All cell phones should be destroyed. Put the damn things on vibrate. Nobody wants to hear your phone play "It's a small world after all" for 7 minutes while you are away from your desk and left your phone. Unless you are just plain suicidal, turn the stupid things off! Aragahahahahhahah!!!!!!

As long as "Brrrring Brrrrring" are the only two sounds it makes the entire time it is ringing, then I think I can safely choose that option.

Bazooka or Combination uzi-radar-laser tribble barrelled double scoped heat seeking shotgun with a compass in the stock and this thing that tells time.
 
Combination uzi-radar-laser tribble barrelled double scoped heat seeking shotgun with a compass in the stock and this thing that tells time so I can record it for my ring tone ;)

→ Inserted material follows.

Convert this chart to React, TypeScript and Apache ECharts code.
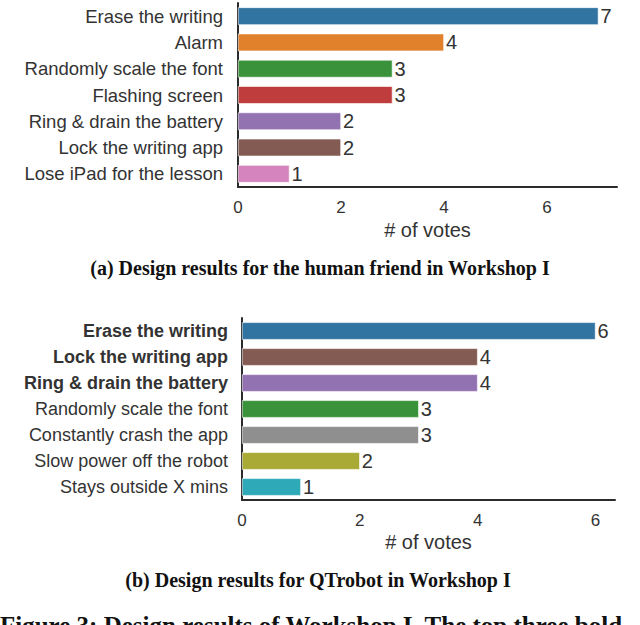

Nuclear powered robot lawn mower or lifetime supply of beer?
 
Nuclear powered robots don't make you smooth with the ladies. Neither does beer, but there is less likelyhood of beer taking over the neigborhood and going into a self destruct sequence that destroys the city. I choose BEER!

Smokey Bear or Wille Coyote
 
Batman rules! He was just an ordinary dude who was super talented. No super powers or anything like that. He kicked but the old fashioned way. :D

And its not surprising at all that you pickd the poor Coyote. :lol


Windows or Mac
 
Gatorade.

Which singer is the most likely to clear a room...Barry Manilow or Michael Bolton? ( a survey question on the Mike Barnicle show, WTTK talk 96.9 FM in Boston)
 
depends... with honey I like wheat bread. Everything else is white. Sourdough is white bread, right?


Kool Aid: Jimmy Jones Grape or exotic mixed flavors.